You've probably been anticipating this date for months. If not, don't panic. You may not have to do a thing if you insured crops last year.
"It's a continuous policy, so unless you cancel or make changes, it just rolls forward as is," says Dan Delano, with the Great Plains Division of Rain and Hail, LLC, one of the nation's largest crop insurance businesses.
"It never hurts to check with your agent to see if there's anything new that's stirring around that you're not aware of," Delano adds.
At Kent Kirstein's office at Clarion, Iowa, that's exactly what farmers have been doing.
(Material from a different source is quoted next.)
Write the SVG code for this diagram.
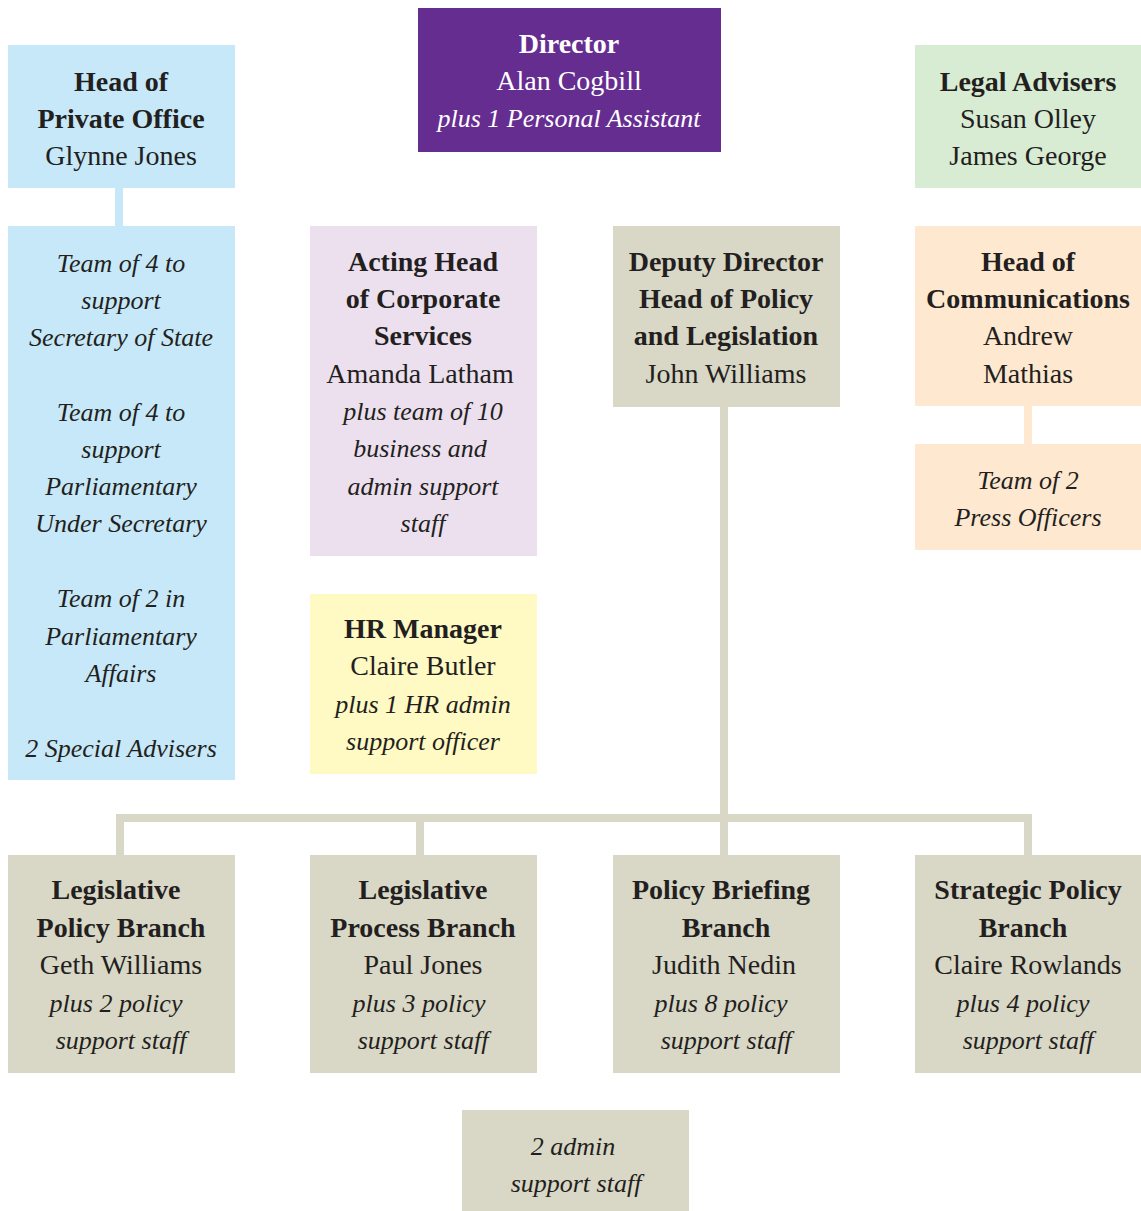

"My door is basically open all the time. The 15th is a mad rush, and we stay open as long as it takes," says Kirstein, who is vice president of AGRO Insurance and an agent for Sumners Insurance. Usually his customers have decided on the type of policy and level of insurance they're willing to buy by about 7 or 8 p.m., he says.
Like everything in farming, crop insurance has gotten more complicated. Newer types of insurance, either Crop Revenue Coverage (CRC) or Revenue Assurance with the Harvest Price Option allow you to insure a level of revenue from a crop, and the policies will pay if either yields or prices fall enough to trigger an indemnity.
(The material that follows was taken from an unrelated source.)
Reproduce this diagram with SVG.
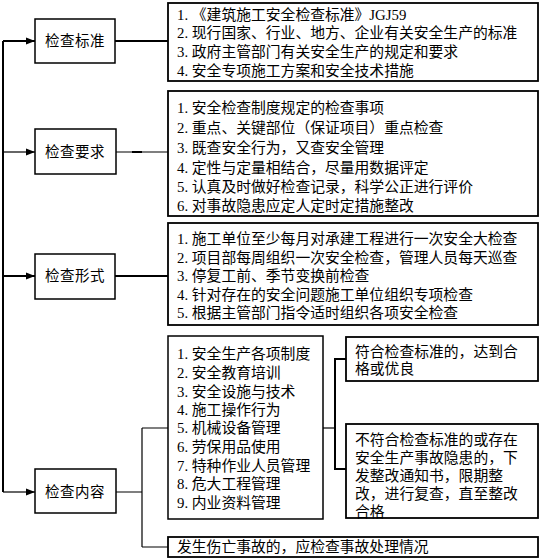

But producers don't know until the end of February the guaranteed price election that USDA's Risk Management Agency will put on corn or soybeans, for example. That's because it's based on the February average of new crop futures prices. Then it's a few days more, Kirstein says, before RMA releases its volatility factors that determine the premiums for revenue coverage.
With CRC or the Harvest Price Option version of Revenue Assurance, RMA also assigns a value to the crop at harvest, based on October prices for soybeans. For corn, RMA uses November prices for Revenue Assurance with the HPO and October prices for CRC.
Kirstein says that some of his customers will try to outguess next fall's harvest prices before deciding whether or not to pay a higher premium for a harvest price option. They may just buy Revenue Assurance based on February's prices at a higher level of coverage.
Delano says there aren't a lot of big changes in how you can insure your crops this year. The USDA has expanded the number of counties in Nebraska and Kansas where you can buy either Group Risk Plan (GRP) or Group Risk Income Protection. Unlike other crop insurance products, these are based on county average yields in the case of GRP or county average yields and a price component in the case of GRIP.
Group insurance coverage is cheaper. "You might see up to a $4 an acre difference," says Delano. But it doesn't provide the same protection against risks as revenue products or the traditional MPCI (Multiple Peril Crop Insurance) products. So it probably works best for less leveraged farms, Delano says.